▶ _WRITTEN EXERCISE_
Leave out every picture, then output exactly the lines between the ones holding "What TikZ code" and "(8,7) -- (1198,7);", inclusive, and nothing beyond them.

▶ _RECORDS TO PROCESS_

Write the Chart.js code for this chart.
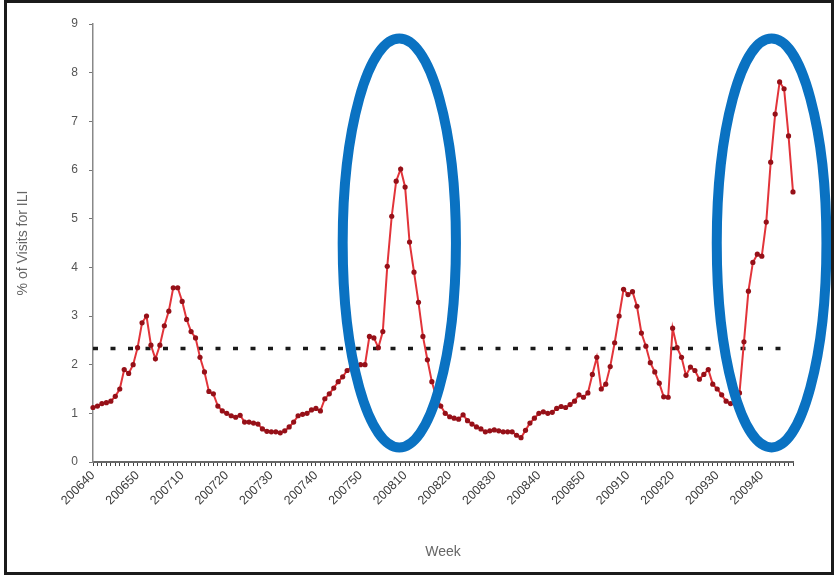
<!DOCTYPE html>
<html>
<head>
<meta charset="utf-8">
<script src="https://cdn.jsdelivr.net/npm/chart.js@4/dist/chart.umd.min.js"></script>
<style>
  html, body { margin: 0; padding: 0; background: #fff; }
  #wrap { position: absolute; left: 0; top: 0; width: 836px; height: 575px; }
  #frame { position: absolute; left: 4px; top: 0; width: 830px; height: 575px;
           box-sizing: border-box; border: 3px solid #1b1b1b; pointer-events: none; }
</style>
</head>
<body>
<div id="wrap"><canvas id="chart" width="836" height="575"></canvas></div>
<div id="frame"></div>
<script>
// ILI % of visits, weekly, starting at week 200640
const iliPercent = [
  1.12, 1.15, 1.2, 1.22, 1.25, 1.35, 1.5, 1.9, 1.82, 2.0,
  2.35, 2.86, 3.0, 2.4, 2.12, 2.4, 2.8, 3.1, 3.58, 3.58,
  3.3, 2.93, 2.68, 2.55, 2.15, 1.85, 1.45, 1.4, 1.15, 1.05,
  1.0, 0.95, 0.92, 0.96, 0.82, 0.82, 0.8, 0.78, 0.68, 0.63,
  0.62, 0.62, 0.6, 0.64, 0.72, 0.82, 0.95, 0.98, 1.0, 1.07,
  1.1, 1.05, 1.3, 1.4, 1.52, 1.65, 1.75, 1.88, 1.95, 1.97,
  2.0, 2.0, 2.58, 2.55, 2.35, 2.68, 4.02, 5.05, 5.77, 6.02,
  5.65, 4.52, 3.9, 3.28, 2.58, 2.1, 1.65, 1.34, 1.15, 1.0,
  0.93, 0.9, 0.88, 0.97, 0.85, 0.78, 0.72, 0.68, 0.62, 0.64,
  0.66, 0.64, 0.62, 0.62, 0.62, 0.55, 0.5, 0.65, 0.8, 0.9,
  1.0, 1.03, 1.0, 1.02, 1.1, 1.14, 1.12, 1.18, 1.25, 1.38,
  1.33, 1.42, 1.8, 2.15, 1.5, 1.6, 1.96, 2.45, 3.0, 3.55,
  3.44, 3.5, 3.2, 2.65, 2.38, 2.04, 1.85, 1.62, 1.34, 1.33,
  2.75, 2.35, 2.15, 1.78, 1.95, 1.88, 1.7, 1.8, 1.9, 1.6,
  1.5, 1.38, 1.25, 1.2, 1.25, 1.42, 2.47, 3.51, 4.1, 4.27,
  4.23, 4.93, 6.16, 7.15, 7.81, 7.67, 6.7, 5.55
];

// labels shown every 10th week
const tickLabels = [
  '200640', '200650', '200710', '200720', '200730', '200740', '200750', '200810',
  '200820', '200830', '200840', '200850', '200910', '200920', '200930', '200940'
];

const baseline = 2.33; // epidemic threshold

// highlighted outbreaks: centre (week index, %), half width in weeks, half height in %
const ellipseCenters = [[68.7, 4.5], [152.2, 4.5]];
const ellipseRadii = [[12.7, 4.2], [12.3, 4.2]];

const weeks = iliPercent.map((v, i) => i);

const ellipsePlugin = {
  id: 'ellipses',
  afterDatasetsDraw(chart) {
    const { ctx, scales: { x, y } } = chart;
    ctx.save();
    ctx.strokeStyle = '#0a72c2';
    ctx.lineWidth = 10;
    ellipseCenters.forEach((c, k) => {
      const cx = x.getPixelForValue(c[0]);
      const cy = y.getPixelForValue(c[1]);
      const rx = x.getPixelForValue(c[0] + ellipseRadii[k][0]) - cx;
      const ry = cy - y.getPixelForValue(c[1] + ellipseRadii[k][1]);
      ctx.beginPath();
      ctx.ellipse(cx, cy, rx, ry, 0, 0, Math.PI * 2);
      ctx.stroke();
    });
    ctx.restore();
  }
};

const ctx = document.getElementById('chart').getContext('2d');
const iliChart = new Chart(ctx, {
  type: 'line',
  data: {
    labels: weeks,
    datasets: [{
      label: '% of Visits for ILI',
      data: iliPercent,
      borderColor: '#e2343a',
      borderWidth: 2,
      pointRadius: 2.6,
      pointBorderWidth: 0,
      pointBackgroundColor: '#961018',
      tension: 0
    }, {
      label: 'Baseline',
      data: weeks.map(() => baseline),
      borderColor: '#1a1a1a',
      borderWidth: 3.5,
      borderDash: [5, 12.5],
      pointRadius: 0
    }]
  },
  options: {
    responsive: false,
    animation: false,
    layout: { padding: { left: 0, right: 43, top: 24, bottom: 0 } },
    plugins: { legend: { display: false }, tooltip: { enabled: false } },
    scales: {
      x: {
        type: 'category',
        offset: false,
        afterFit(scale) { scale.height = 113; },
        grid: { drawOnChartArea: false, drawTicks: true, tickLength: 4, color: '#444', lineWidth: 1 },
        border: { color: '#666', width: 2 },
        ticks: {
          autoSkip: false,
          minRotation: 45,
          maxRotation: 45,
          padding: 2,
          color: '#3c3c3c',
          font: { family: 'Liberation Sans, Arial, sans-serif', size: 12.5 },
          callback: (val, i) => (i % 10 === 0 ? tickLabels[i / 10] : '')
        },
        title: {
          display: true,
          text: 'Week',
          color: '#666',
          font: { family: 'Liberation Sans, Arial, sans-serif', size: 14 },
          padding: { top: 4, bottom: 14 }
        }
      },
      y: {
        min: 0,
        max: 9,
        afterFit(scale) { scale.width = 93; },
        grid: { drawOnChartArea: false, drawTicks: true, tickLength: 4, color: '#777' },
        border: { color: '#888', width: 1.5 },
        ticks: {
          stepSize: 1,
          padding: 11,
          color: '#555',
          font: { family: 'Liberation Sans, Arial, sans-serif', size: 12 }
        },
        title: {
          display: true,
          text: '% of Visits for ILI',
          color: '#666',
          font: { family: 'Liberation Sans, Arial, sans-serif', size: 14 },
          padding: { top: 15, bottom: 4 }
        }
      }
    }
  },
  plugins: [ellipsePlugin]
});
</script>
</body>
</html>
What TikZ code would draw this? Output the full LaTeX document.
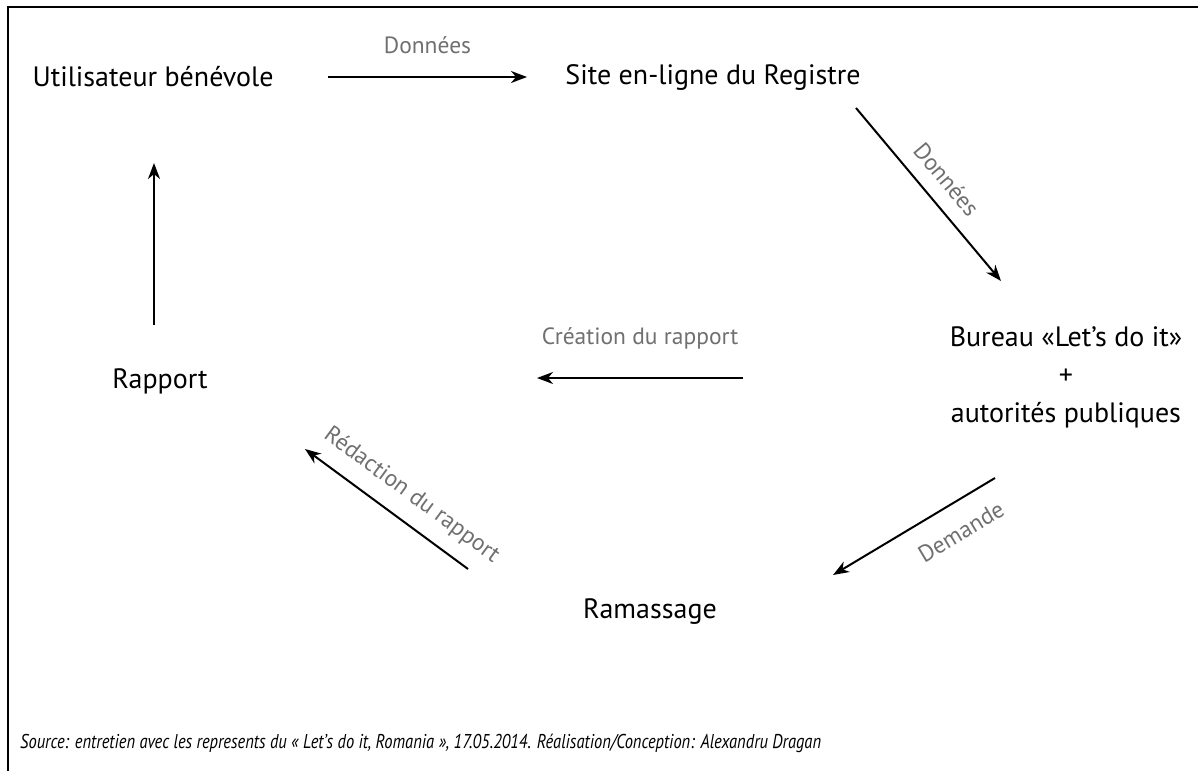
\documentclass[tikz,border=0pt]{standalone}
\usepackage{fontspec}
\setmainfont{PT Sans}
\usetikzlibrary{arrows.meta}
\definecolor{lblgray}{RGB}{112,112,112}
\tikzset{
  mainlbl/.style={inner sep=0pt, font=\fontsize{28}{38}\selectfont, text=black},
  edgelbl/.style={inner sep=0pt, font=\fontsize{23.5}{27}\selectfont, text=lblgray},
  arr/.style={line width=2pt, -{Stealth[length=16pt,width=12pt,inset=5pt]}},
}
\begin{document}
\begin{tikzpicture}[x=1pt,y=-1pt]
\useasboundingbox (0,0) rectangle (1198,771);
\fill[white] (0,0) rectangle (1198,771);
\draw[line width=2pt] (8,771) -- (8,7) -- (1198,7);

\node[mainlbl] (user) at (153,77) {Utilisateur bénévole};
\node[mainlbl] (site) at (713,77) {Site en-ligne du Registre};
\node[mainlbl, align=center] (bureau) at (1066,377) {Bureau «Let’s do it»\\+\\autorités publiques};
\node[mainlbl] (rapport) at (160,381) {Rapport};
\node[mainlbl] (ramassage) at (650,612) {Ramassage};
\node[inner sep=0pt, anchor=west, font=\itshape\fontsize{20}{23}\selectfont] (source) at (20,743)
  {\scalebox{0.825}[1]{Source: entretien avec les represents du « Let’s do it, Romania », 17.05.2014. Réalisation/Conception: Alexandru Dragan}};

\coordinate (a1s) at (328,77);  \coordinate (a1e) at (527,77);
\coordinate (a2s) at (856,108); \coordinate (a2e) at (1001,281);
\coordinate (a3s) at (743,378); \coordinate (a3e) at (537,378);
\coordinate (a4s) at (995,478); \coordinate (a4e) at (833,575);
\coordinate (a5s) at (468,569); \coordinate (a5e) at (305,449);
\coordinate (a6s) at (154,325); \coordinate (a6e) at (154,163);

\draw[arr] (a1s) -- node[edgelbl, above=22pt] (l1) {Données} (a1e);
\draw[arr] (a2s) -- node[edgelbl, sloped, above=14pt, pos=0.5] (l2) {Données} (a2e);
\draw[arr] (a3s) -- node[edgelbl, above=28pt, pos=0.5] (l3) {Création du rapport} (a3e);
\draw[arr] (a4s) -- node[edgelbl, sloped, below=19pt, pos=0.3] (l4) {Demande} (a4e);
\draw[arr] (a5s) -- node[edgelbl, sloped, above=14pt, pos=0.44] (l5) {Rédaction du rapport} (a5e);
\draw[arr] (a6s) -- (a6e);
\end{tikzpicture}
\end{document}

▶ _ANSWER IN FULL_
What TikZ code would draw this? Output the full LaTeX document.
\documentclass[tikz,border=0pt]{standalone}
\usepackage{fontspec}
\setmainfont{PT Sans}
\usetikzlibrary{arrows.meta}
\definecolor{lblgray}{RGB}{112,112,112}
\tikzset{
  mainlbl/.style={inner sep=0pt, font=\fontsize{28}{38}\selectfont, text=black},
  edgelbl/.style={inner sep=0pt, font=\fontsize{23.5}{27}\selectfont, text=lblgray},
  arr/.style={line width=2pt, -{Stealth[length=16pt,width=12pt,inset=5pt]}},
}
\begin{document}
\begin{tikzpicture}[x=1pt,y=-1pt]
\useasboundingbox (0,0) rectangle (1198,771);
\fill[white] (0,0) rectangle (1198,771);
\draw[line width=2pt] (8,771) -- (8,7) -- (1198,7);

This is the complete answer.